THE FISH THAT FOUND ITS FEET - Professor Neil Shubin, University of Chicago
Part of the show Forecasting Weather and Climate
Chris - Now we're winding our watches back 380 million years now to a time when the first animals began to substitute feet for fins and heave themselves out of the sea and onto land, because believe it or not, we all come from the sea. We all evolved there and the complicated animals became early humans and subsequently modern humans all came out of the sea at some point. Now we know that must have happened and fossils from animals undergoing this transition though are really hard to come by. That's what makes this week's discovery really so important. Neil Shubin from the University of Chicago and his colleagues have uncovered Tiktaalik, and this is a fish which has got all of the features of a primitive wrist, and elbow in some of its limbs and it has very bizarre features. It's got a head rather like a crocodile with nostrils on the side and eyes on the top of its head and ribs. Neil told me earlier why his find is so important.
Neil - The transition from a fish that live sin water to a animal that's able to live on land is one the great transitions in the history of life. We know from a variety of different lines of evidence that this transition happened around 380 to 365 million years ago. We also know the likely players involved, the different kinds of fish that are likely to have given rise to land living animals. Now you know that when we're talking about land living animals, we're talking about a whole branch of the tree of life. This is the branch that includes amphibians, reptiles, birds, mammals and even us. So this is part of our own, albeit very ancient, evolutionary past. The discovery's really important because it's the discovery of a new kind of fish that blurs the distinction between fish and land living animals. It has a mosaic of features seen in both. Like a fish, it has scales, fins and a very primitive jaw. But like a land living animal it has ribs that fit together, it has a neck so the head can move around separately, and it has a flat head like primitive amphibians. Importantly, when you look inside the fin, it has a number of bones that compare very closely to the bones in our own wrist, in our own hand. And so in that sense, it's a real mosaic. It tells us to a great extent how parts of our skeleton evolved.

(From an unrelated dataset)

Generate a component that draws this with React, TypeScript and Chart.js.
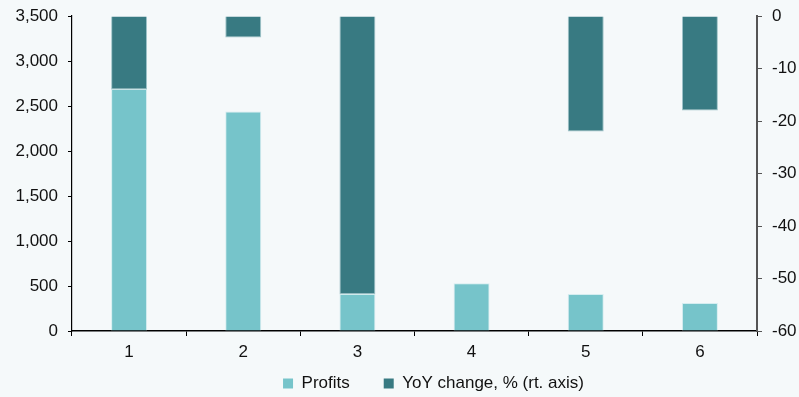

Chris - Where was it found?
Neil - We found it in a place called Ellesmere Island, which is one of the northernmost island in Arctic Canada, 700 miles south of the North pole. When we work there in the summers, it's daylight 24-hours a day. There are polar bears walking around, there are musk ox, and it's a classic Arctic landscape with ice and glaciers. But between the ice and glaciers, there's bedrock and that bedrock is Devonian aged rock of about 375 million years old. The environments that are contained in those rocks reveal an ancient river or delta ecosystem. Within that delta ecosystem we're finding a variety of fish of which this new kind is just one.
Chris - But a common criticism in the past has been that there are hardly any of these fossils ever found, these transitions from one stage to another.
Neil - Exactly, and this really puts a lid on that because not only do we have a beautiful transitional form but we also have multiple skeletons of it. And when you compare this creature to other creatures that we've known about before: a creature called Panderichthys or Elpistostege, which are creatures that are known from the Baltics or Russia; or when we compare them to the earliest land living animals, a creature known as Acanthostega; when you put this whole series together, it's truly one of the most remarkable transitional series between different kinds of life in the history of the Earth.
Chris - How do you think it came by these interesting adaptations in the first place though?
Neil - Let's think about how this thing lived. What it has is a flat head with eyes on top much like a crocodile. It has nostrils on the side. It's a very flat animal. It has an appendage or a fin that's able to bend its elbow and its wrist. It has a rib cage which suggests that it was able to support itself in gravity. What you have is an animal that's clearly specialising for life on the water bottom, in the shallows or even out in the air for periods of time. So if we look at the geology of the site from where this thing came from, it came from a very small stream in a large delta and giant swampy environment. And it's within these small streams that we believe that we find the locus for the evolution of many creatures that later forms used to walk on land.